In Ukraine, power dynamics and economic realities mean that art and culture tends to be the domain of local oligarchy, a curator working in the field tells me. It’s not necessarily bad she says: after all “Viktor Pinchuk has good taste,” referring to the Ukrainian oligarch, philanthropist, and patron of the Pinchuk Art Center.

 

But this too goes to the heart of the mainstreaming debate. If the support for your project lies solely in its popularity, it can be vulnerable to shifting interests. Something important can easily lose out to something that’s more headline-grabbing.

 

Two Georgian activists told me that their organization’s mission to campaign for more parks, better footpaths, and better public transport in Tbilisi was overshadowed by a social media drive to support drug decriminalization – a push supported by local nightclub owners.
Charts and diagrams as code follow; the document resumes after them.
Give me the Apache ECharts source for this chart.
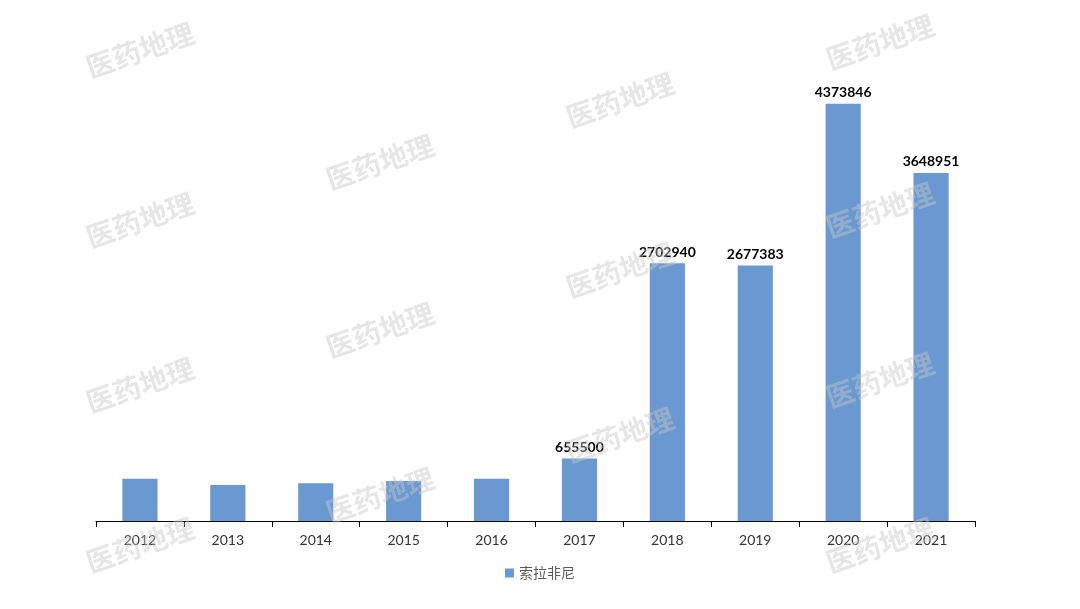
<!DOCTYPE html>
<html><head><meta charset="utf-8">
<script src="https://cdn.jsdelivr.net/npm/echarts@6/dist/echarts.min.js"></script>
<style>html,body{margin:0;padding:0;background:#fff}#c{width:1080px;height:609px}</style>
</head><body><div id="c"></div>
<script>
const categories = ['2012','2013','2014','2015','2016','2017','2018','2019','2020','2021'];
const seriesName = '索拉非尼';
const values = [444000, 378000, 396000, 420000, 444000, 655500, 2702940, 2677383, 4373846, 3648951];
const labeledYears = ['2017','2018','2019','2020','2021'];
const watermarkText = '医药地理';

const marks = [[140,50],[620,100],[880,42],[380,162],[140,220],[880,210],[620,270],[380,330],[140,385],[880,380],[620,435],[380,495],[140,545],[880,545]];
const graphic = marks.map(p => ({
  type: 'text', x: p[0], y: p[1], rotation: 19 * Math.PI / 180, z: 100,
  style: { text: watermarkText, font: 'bold 28px "Noto Sans CJK SC"', fill: 'rgba(200,200,200,0.45)', align: 'center', verticalAlign: 'middle' }
}));

const chart = echarts.init(document.getElementById('c'));
chart.setOption({
  animation: false,
  backgroundColor: '#fff',
  grid: { left: 96, right: 105, top: 44, bottom: 88, containLabel: false },
  xAxis: {
    type: 'category', data: categories,
    axisLine: { lineStyle: { color: '#000', width: 1 } },
    axisTick: { show: true, length: 6, lineStyle: { color: '#000' } },
    axisLabel: { color: '#333', fontSize: 14, fontFamily: 'Lato, "Open Sans", sans-serif', margin: 12 }
  },
  yAxis: { type: 'value', min: 0, max: 5000000, show: false, splitLine: { show: false } },
  legend: {
    bottom: 24, left: 'center', itemWidth: 9, itemHeight: 9, icon: 'rect',
    textStyle: { color: '#595959', fontSize: 14, fontFamily: '"Noto Sans CJK SC"' },
    data: [seriesName]
  },
  series: [{
    name: seriesName, type: 'bar', data: values, barWidth: '40%',
    itemStyle: { color: '#6a98d0' },
    label: {
      show: true, position: 'top', distance: 4,
      color: '#000', fontWeight: 'bold', fontSize: 14, fontFamily: 'Lato, "Open Sans", sans-serif',
      formatter: p => labeledYears.includes(p.name) ? String(p.value) : ''
    }
  }],
  graphic: graphic
});
</script></body></html>
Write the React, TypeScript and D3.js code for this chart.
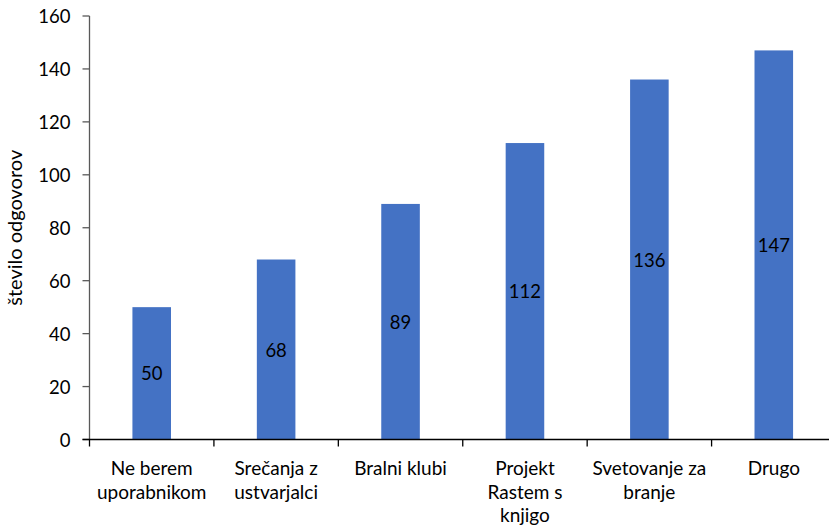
import React from "react";
import * as d3 from "d3";

const categories: string[][] = [
  ["Ne berem", "uporabnikom"],
  ["Srečanja z", "ustvarjalci"],
  ["Bralni klubi"],
  ["Projekt", "Rastem s", "knjigo"],
  ["Svetovanje za", "branje"],
  ["Drugo"],
];
const values: number[] = [50, 68, 89, 112, 136, 147];
const yTicks: number[] = [0, 20, 40, 60, 80, 100, 120, 140, 160];
const yTitle = "število odgovorov";

const W = 829;
const H = 532;
const left = 89.5;
const right = 836;
const top = 16;
const bottom = 439.5;
const font = "Lato, 'Open Sans', sans-serif";

export default function App() {
  const idx = categories.map((_, i) => String(i));
  const x = d3.scaleBand<string>().domain(idx).range([left, right]).paddingInner(0).paddingOuter(0);
  const y = d3.scaleLinear().domain([0, 160]).range([bottom, top]);
  const bw = x.bandwidth() * 0.31;
  const bounds = [...idx.map((k) => x(k) as number), right];

  return (
    <svg width={W} height={H} style={{ position: "absolute", left: 0, top: 0 }}>
      <rect x={0} y={0} width={W} height={H} fill="#fff" />
      {values.map((v, i) => {
        const cx = (x(String(i)) as number) + x.bandwidth() / 2;
        return (
          <g key={i}>
            <rect x={cx - bw / 2} y={y(v)} width={bw} height={y(0) - y(v)} fill="#4472C4" />
            <text
              x={cx}
              y={(y(v) + y(0)) / 2}
              textAnchor="middle"
              dominantBaseline="central"
              fontFamily={font}
              fontSize={18.5}
              fill="#000"
            >
              {v}
            </text>
          </g>
        );
      })}
      <line x1={left} x2={left} y1={top} y2={bottom} stroke="#595959" strokeWidth={1.3} />
      {yTicks.map((t) => (
        <g key={t}>
          <line x1={left - 7} x2={left} y1={y(t)} y2={y(t)} stroke="#595959" strokeWidth={1.3} />
          <text
            x={left - 19}
            y={y(t)}
            textAnchor="end"
            dominantBaseline="central"
            fontFamily={font}
            fontSize={18.5}
            fill="#000"
          >
            {t}
          </text>
        </g>
      ))}
      <line x1={left - 7} x2={right} y1={bottom} y2={bottom} stroke="#000" strokeWidth={1.3} />
      {bounds.map((b, i) => (
        <line key={i} x1={b} x2={b} y1={bottom} y2={bottom + 7} stroke="#000" strokeWidth={1.3} />
      ))}
      {categories.map((lines, i) => {
        const cx = (x(String(i)) as number) + x.bandwidth() / 2;
        return (
          <text key={i} textAnchor="middle" fontFamily={font} fontSize={19} fill="#000">
            {lines.map((l, j) => (
              <tspan key={j} x={cx} y={475 + j * 23.5}>
                {l}
              </tspan>
            ))}
          </text>
        );
      })}
      <text
        transform={`translate(22,${(top + bottom) / 2}) rotate(-90)`}
        textAnchor="middle"
        fontFamily={font}
        fontSize={20}
        fill="#000"
      >
        {yTitle}
      </text>
    </svg>
  );
}
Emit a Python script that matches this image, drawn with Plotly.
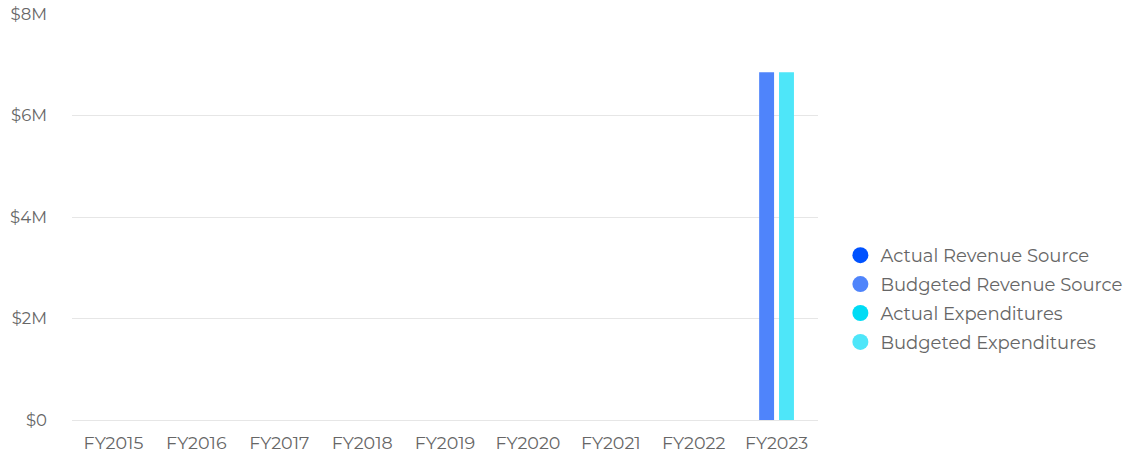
import plotly.graph_objects as go

years = ["FY2015", "FY2016", "FY2017", "FY2018", "FY2019",
         "FY2020", "FY2021", "FY2022", "FY2023"]
budgeted_revenue = [0, 0, 0, 0, 0, 0, 0, 0, 6850000]
budgeted_expenditures = [0, 0, 0, 0, 0, 0, 0, 0, 6850000]

legend_names = ["Actual Revenue Source", "Budgeted Revenue Source",
                "Actual Expenditures", "Budgeted Expenditures"]
legend_colors = ["#0052ff", "#4f84fb", "#00dcf5", "#4ee6f9"]

y_ticks = [0, 2000000, 4000000, 6000000, 8000000]
y_labels = ["$0", "$2M", "$4M", "$6M", "$8M"]

FONT = "Montserrat, Open Sans, sans-serif"

fig = go.Figure()

fig.add_trace(go.Bar(x=years, y=budgeted_revenue, name=legend_names[1],
                     marker=dict(color=legend_colors[1], line_width=0),
                     showlegend=False))
fig.add_trace(go.Bar(x=years, y=budgeted_expenditures, name=legend_names[3],
                     marker=dict(color=legend_colors[3], line_width=0),
                     showlegend=False))

# legend entries with round markers
for i, (name, color) in enumerate(zip(legend_names, legend_colors)):
    fig.add_trace(go.Scatter(x=[None], y=[None], mode="markers", name=name,
                             legendgroup=str(i),
                             marker=dict(color=color, size=16, symbol="circle")))

fig.update_layout(
    width=1129, height=454,
    margin=dict(l=72, r=311, t=14, b=34, autoexpand=False),
    paper_bgcolor="white", plot_bgcolor="white",
    barmode="group", bargap=0.52, bargroupgap=0.25,
    font=dict(family=FONT, color="#666666", size=14),
    legend=dict(x=1.030, xanchor="left", y=0.298, yanchor="middle",
                font=dict(size=18, color="#666666"),
                traceorder="grouped", tracegroupgap=2.5,
                itemclick=False),
    xaxis=dict(showgrid=False, showline=False, ticks="", automargin=False,
               ticklabelstandoff=10, tickfont=dict(size=17.5)),
    yaxis=dict(range=[0, 8000000], tickvals=y_ticks, ticktext=y_labels,
               showgrid=True, gridcolor="#e6e6e6", gridwidth=1,
               zeroline=True, zerolinecolor="#e6e6e6", zerolinewidth=1,
               showline=False, ticks="", ticklabelstandoff=24,
               automargin=False, tickfont=dict(size=16.5)),
)

# drop the page's default body margin so the figure sits at the window corner
fig.write_html("out.html", config={"displayModeBar": False},
               post_script="document.body.style.margin='0';")
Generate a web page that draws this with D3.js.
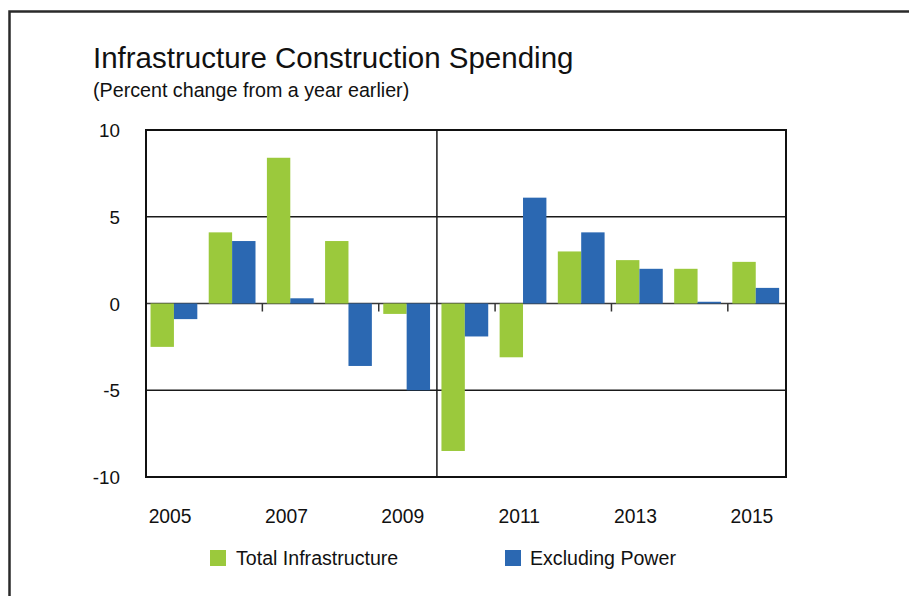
<!DOCTYPE html>
<html>
<head>
<meta charset="utf-8">
<script src="https://cdn.jsdelivr.net/npm/d3@7"></script>
<style>
  html, body { margin: 0; padding: 0; background: #fff; }
  svg { display: block; font-family: "Liberation Sans", Arial, Helvetica, sans-serif; }
</style>
</head>
<body>
<svg id="chart" width="909" height="596"></svg>
<script>
// Annual percent change in infrastructure construction spending
const years = ["2005", "2006", "2007", "2008", "2009", "2010", "2011", "2012", "2013", "2014", "2015"];
const totalInfrastructure = [-2.5, 4.1, 8.4, 3.6, -0.6, -8.5, -3.1, 3.0, 2.5, 2.0, 2.4];
const excludingPower = [-0.9, 3.6, 0.3, -3.6, -5.0, -1.9, 6.1, 4.1, 2.0, 0.1, 0.9];
const seriesNames = ["Total Infrastructure", "Excluding Power"];
const seriesColors = ["#9bc93c", "#2b68b2"];
const yTicks = [10, 5, 0, -5, -10];
const yearLabels = ["2005", "2007", "2009", "2011", "2013", "2015"];
const tickBoundaries = ["2007", "2009", "2011", "2013", "2015"];
const dividerYear = "2010";

const svg = d3.select("#chart");

// outer panel border (top and left edges visible)
svg.append("path")
  .attr("d", "M9.5,909 V11.5 H909")
  .attr("fill", "none")
  .attr("stroke", "#2a2a2a")
  .attr("stroke-width", 2.5);

// titles
svg.append("text")
  .attr("x", 93).attr("y", 67.5)
  .attr("font-size", 29.5)
  .attr("fill", "#111")
  .text("Infrastructure Construction Spending");
svg.append("text")
  .attr("x", 93).attr("y", 97)
  .attr("font-size", 19.7)
  .attr("fill", "#111")
  .text("(Percent change from a year earlier)");

const plot = { left: 146, right: 786, top: 130, bottom: 477 };

const x0 = d3.scaleBand().domain(years).range([plot.left, plot.right]).padding(0);
const bw = x0.bandwidth();
const x1 = d3.scaleBand().domain(seriesNames).range([bw * 0.078, bw * 0.882]).padding(0);
const y = d3.scaleLinear().domain([-10, 10]).range([plot.bottom, plot.top]);

// horizontal gridlines
svg.append("g")
  .selectAll("line")
  .data(yTicks.filter(t => t !== 10 && t !== -10))
  .join("line")
  .attr("x1", plot.left).attr("x2", plot.right)
  .attr("y1", d => y(d)).attr("y2", d => y(d))
  .attr("stroke", d => d === 0 ? "#3a3a3a" : "#1a1a1a")
  .attr("stroke-width", 1.5);

// vertical divider
svg.append("line")
  .attr("x1", x0(dividerYear)).attr("x2", x0(dividerYear))
  .attr("y1", plot.top).attr("y2", plot.bottom)
  .attr("stroke", "#1a1a1a").attr("stroke-width", 1.5);

// small ticks under the zero line
svg.append("g")
  .selectAll("line")
  .data(tickBoundaries)
  .join("line")
  .attr("x1", d => x0(d)).attr("x2", d => x0(d))
  .attr("y1", y(0)).attr("y2", y(0) + 8)
  .attr("stroke", "#333").attr("stroke-width", 1.5);

// bars
const rows = years.map((yr, i) => ({
  year: yr,
  values: [totalInfrastructure[i], excludingPower[i]]
}));

const groups = svg.append("g")
  .selectAll("g")
  .data(rows)
  .join("g")
  .attr("transform", d => `translate(${x0(d.year)},0)`);

groups.selectAll("rect")
  .data(d => d.values.map((v, j) => ({ key: seriesNames[j], value: v, color: seriesColors[j] })))
  .join("rect")
  .attr("x", d => x1(d.key))
  .attr("width", x1.bandwidth())
  .attr("y", d => y(Math.max(0, d.value)))
  .attr("height", d => Math.abs(y(d.value) - y(0)))
  .attr("fill", d => d.color);

// plot frame
svg.append("rect")
  .attr("x", plot.left).attr("y", plot.top)
  .attr("width", plot.right - plot.left)
  .attr("height", plot.bottom - plot.top)
  .attr("fill", "none")
  .attr("stroke", "#111")
  .attr("stroke-width", 2);

// y axis labels
svg.append("g")
  .selectAll("text")
  .data(yTicks)
  .join("text")
  .attr("x", 120)
  .attr("y", d => y(d) + 7)
  .attr("text-anchor", "end")
  .attr("font-size", 18.8)
  .attr("fill", "#111")
  .text(d => d);

// x axis labels
svg.append("g")
  .selectAll("text")
  .data(yearLabels)
  .join("text")
  .attr("x", d => x0(d) + bw / 2 - 5)
  .attr("y", 523)
  .attr("text-anchor", "middle")
  .attr("font-size", 19.3)
  .attr("fill", "#111")
  .text(d => d);

// legend
const legendX = [210, 505];
const legend = svg.append("g")
  .selectAll("g")
  .data(seriesNames)
  .join("g")
  .attr("transform", (d, i) => `translate(${legendX[i]},550)`);
legend.append("rect")
  .attr("width", 16).attr("height", 16)
  .attr("fill", (d, i) => seriesColors[i]);
legend.append("text")
  .attr("x", (d, i) => i === 0 ? 26 : 25)
  .attr("y", 15)
  .attr("font-size", 19.6)
  .attr("fill", "#111")
  .text(d => d);
</script>
</body>
</html>
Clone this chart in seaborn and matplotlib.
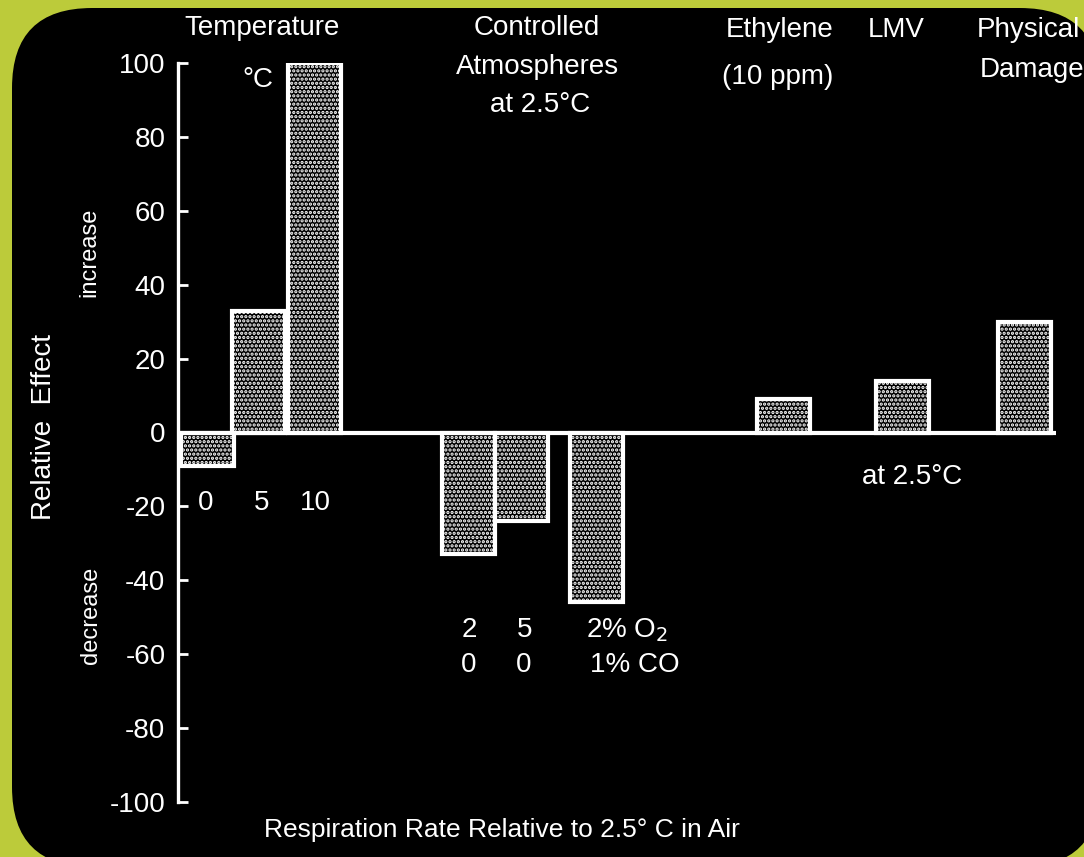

At the same time, discussions around “urban resources” or “commons” are seen as cosmopolitan issues, removed from the everyday experiences of ordinary citizens and without the flashy pull of something as provocative as legalizing drugs.

 

“People who are too poor to buy food don’t care about the cultural and civic use of public spaces,” one of the activists said.

 

It’s the point the Slovak group was trying to make: by utilizing the organization and communication skills intrinsic to civil society groups – by really engaging with the public – a individual from an NGO can become a politician who understands the issues of broader civil society and not just those of the Children of the Sun.

 

While mainstreaming urban activism may be uncomfortable for some, others see new opportunities for impact and influence.

 

“I feel like Central Europe had its time of activism 30 years ago,” a young Ukrainian woman working in art and culture tells me, “now it’s Eastern Europe’s turn.”

Kate Syme-Lamont is a freelance writer and organizer of a Budapest-based artist-in-residence program.